### Requirements
Reproduce the listing below without changes, except that pictures are left out.
☆ ☆ ☆ ☆ ☆ ☆ ☆
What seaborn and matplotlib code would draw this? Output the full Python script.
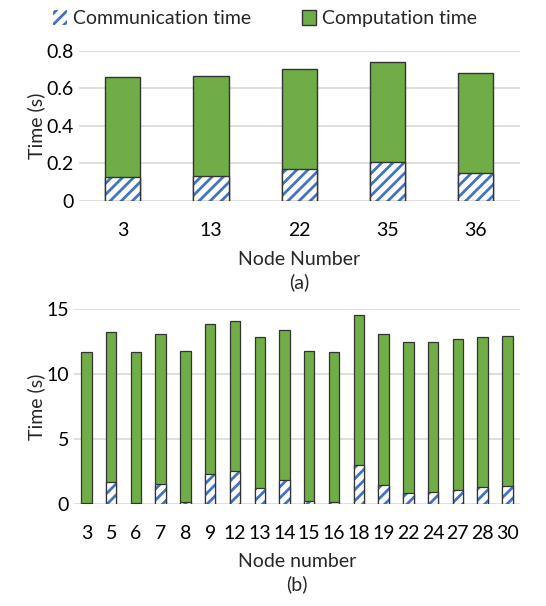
import pandas as pd
import matplotlib
matplotlib.use("Agg")
import matplotlib.pyplot as plt
import seaborn as sns
from matplotlib.patches import Patch

# Datos
nodos_a = ["3", "13", "22", "35", "36"]
total_a = [0.658, 0.664, 0.703, 0.742, 0.681]
comunic_a = [0.126, 0.131, 0.169, 0.208, 0.149]

nodos_b = ["3", "5", "6", "7", "8", "9", "12", "13", "14", "15", "16", "18",
           "19", "22", "24", "27", "28", "30"]
total_b = [11.71, 13.28, 11.71, 13.07, 11.76, 13.90, 14.08, 12.84, 13.43,
           11.79, 11.71, 14.59, 13.07, 12.46, 12.51, 12.69, 12.89, 12.97]
comunic_b = [0.10, 1.67, 0.10, 1.52, 0.15, 2.29, 2.52, 1.26, 1.82,
             0.23, 0.15, 3.01, 1.49, 0.85, 0.92, 1.08, 1.28, 1.36]

VERDE = "#70AD47"
AZUL = "#4472C4"
GRIS = "#D9D9D9"
FS = 14

sns.set_theme(style="white")
plt.rcParams["font.family"] = ["Lato", "DejaVu Sans"]
plt.rcParams["hatch.linewidth"] = 2.0

fig = plt.figure(figsize=(5.46, 6.06), dpi=100)
ax_a = fig.add_axes([0.1438, 0.6683, 0.8082, 0.2480])
ax_b = fig.add_axes([0.1355, 0.1683, 0.8165, 0.3213])


def dibujar(ax, nodos, total, comunic, ancho, lw):
    df = pd.DataFrame({"nodo": nodos, "total": total, "comm": comunic})
    sns.barplot(data=df, x="nodo", y="total", color=VERDE, saturation=1,
                width=ancho, edgecolor="#333333", linewidth=lw, ax=ax)
    sns.barplot(data=df, x="nodo", y="comm", color="white", saturation=1,
                width=ancho, edgecolor=AZUL, linewidth=0, hatch="///", ax=ax)
    sns.barplot(data=df, x="nodo", y="comm", fill=False, saturation=1,
                width=ancho, edgecolor="#333333", linewidth=lw, ax=ax)
    ax.set_axisbelow(True)
    ax.yaxis.grid(True, color=GRIS, linewidth=1.2)
    ax.xaxis.grid(False)
    sns.despine(ax=ax, left=True, bottom=True, top=True, right=True)
    ax.tick_params(axis="both", length=0, labelsize=FS, colors="black")
    ax.set_ylabel("Time (s)", fontsize=FS, labelpad=1)


dibujar(ax_a, nodos_a, total_a, comunic_a, 0.4, 1.0)
ax_a.set_ylim(0, 0.8)
ax_a.set_yticks([0, 0.2, 0.4, 0.6, 0.8])
ax_a.set_yticklabels(["0", "0.2", "0.4", "0.6", "0.8"])
ax_a.tick_params(axis="x", pad=15)
ax_a.set_xlabel("Node Number\n(a)", fontsize=FS, labelpad=9, linespacing=1.35)

dibujar(ax_b, nodos_b, total_b, comunic_b, 0.42, 0.9)
ax_b.set_ylim(0, 15)
ax_b.set_yticks([0, 5, 10, 15])
ax_b.tick_params(axis="x", pad=15)
ax_b.set_xlabel("Node number\n(b)", fontsize=FS, labelpad=8, linespacing=1.35)

manijas = [
    Patch(facecolor="white", edgecolor=AZUL, hatch="///", linewidth=0),
    Patch(facecolor=VERDE, edgecolor="#333333", linewidth=1),
]
fig.legend(manijas, ["Communication time", "Computation time"], loc="upper center",
           bbox_to_anchor=(0.485, 1.012), ncol=2, frameon=False, fontsize=FS,
           handlelength=0.75, handleheight=0.75, handletextpad=0.3, columnspacing=2.6)

fig.savefig("out.png", dpi=100)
☆ ☆ ☆ ☆ ☆ ☆ ☆
### Result below
What seaborn and matplotlib code would draw this? Output the full Python script.
import pandas as pd
import matplotlib
matplotlib.use("Agg")
import matplotlib.pyplot as plt
import seaborn as sns
from matplotlib.patches import Patch

# Datos
nodos_a = ["3", "13", "22", "35", "36"]
total_a = [0.658, 0.664, 0.703, 0.742, 0.681]
comunic_a = [0.126, 0.131, 0.169, 0.208, 0.149]

nodos_b = ["3", "5", "6", "7", "8", "9", "12", "13", "14", "15", "16", "18",
           "19", "22", "24", "27", "28", "30"]
total_b = [11.71, 13.28, 11.71, 13.07, 11.76, 13.90, 14.08, 12.84, 13.43,
           11.79, 11.71, 14.59, 13.07, 12.46, 12.51, 12.69, 12.89, 12.97]
comunic_b = [0.10, 1.67, 0.10, 1.52, 0.15, 2.29, 2.52, 1.26, 1.82,
             0.23, 0.15, 3.01, 1.49, 0.85, 0.92, 1.08, 1.28, 1.36]

VERDE = "#70AD47"
AZUL = "#4472C4"
GRIS = "#D9D9D9"
FS = 14

sns.set_theme(style="white")
plt.rcParams["font.family"] = ["Lato", "DejaVu Sans"]
plt.rcParams["hatch.linewidth"] = 2.0

fig = plt.figure(figsize=(5.46, 6.06), dpi=100)
ax_a = fig.add_axes([0.1438, 0.6683, 0.8082, 0.2480])
ax_b = fig.add_axes([0.1355, 0.1683, 0.8165, 0.3213])


def dibujar(ax, nodos, total, comunic, ancho, lw):
    df = pd.DataFrame({"nodo": nodos, "total": total, "comm": comunic})
    sns.barplot(data=df, x="nodo", y="total", color=VERDE, saturation=1,
                width=ancho, edgecolor="#333333", linewidth=lw, ax=ax)
    sns.barplot(data=df, x="nodo", y="comm", color="white", saturation=1,
                width=ancho, edgecolor=AZUL, linewidth=0, hatch="///", ax=ax)
    sns.barplot(data=df, x="nodo", y="comm", fill=False, saturation=1,
                width=ancho, edgecolor="#333333", linewidth=lw, ax=ax)
    ax.set_axisbelow(True)
    ax.yaxis.grid(True, color=GRIS, linewidth=1.2)
    ax.xaxis.grid(False)
    sns.despine(ax=ax, left=True, bottom=True, top=True, right=True)
    ax.tick_params(axis="both", length=0, labelsize=FS, colors="black")
    ax.set_ylabel("Time (s)", fontsize=FS, labelpad=1)


dibujar(ax_a, nodos_a, total_a, comunic_a, 0.4, 1.0)
ax_a.set_ylim(0, 0.8)
ax_a.set_yticks([0, 0.2, 0.4, 0.6, 0.8])
ax_a.set_yticklabels(["0", "0.2", "0.4", "0.6", "0.8"])
ax_a.tick_params(axis="x", pad=15)
ax_a.set_xlabel("Node Number\n(a)", fontsize=FS, labelpad=9, linespacing=1.35)

dibujar(ax_b, nodos_b, total_b, comunic_b, 0.42, 0.9)
ax_b.set_ylim(0, 15)
ax_b.set_yticks([0, 5, 10, 15])
ax_b.tick_params(axis="x", pad=15)
ax_b.set_xlabel("Node number\n(b)", fontsize=FS, labelpad=8, linespacing=1.35)

manijas = [
    Patch(facecolor="white", edgecolor=AZUL, hatch="///", linewidth=0),
    Patch(facecolor=VERDE, edgecolor="#333333", linewidth=1),
]
fig.legend(manijas, ["Communication time", "Computation time"], loc="upper center",
           bbox_to_anchor=(0.485, 1.012), ncol=2, frameon=False, fontsize=FS,
           handlelength=0.75, handleheight=0.75, handletextpad=0.3, columnspacing=2.6)

fig.savefig("out.png", dpi=100)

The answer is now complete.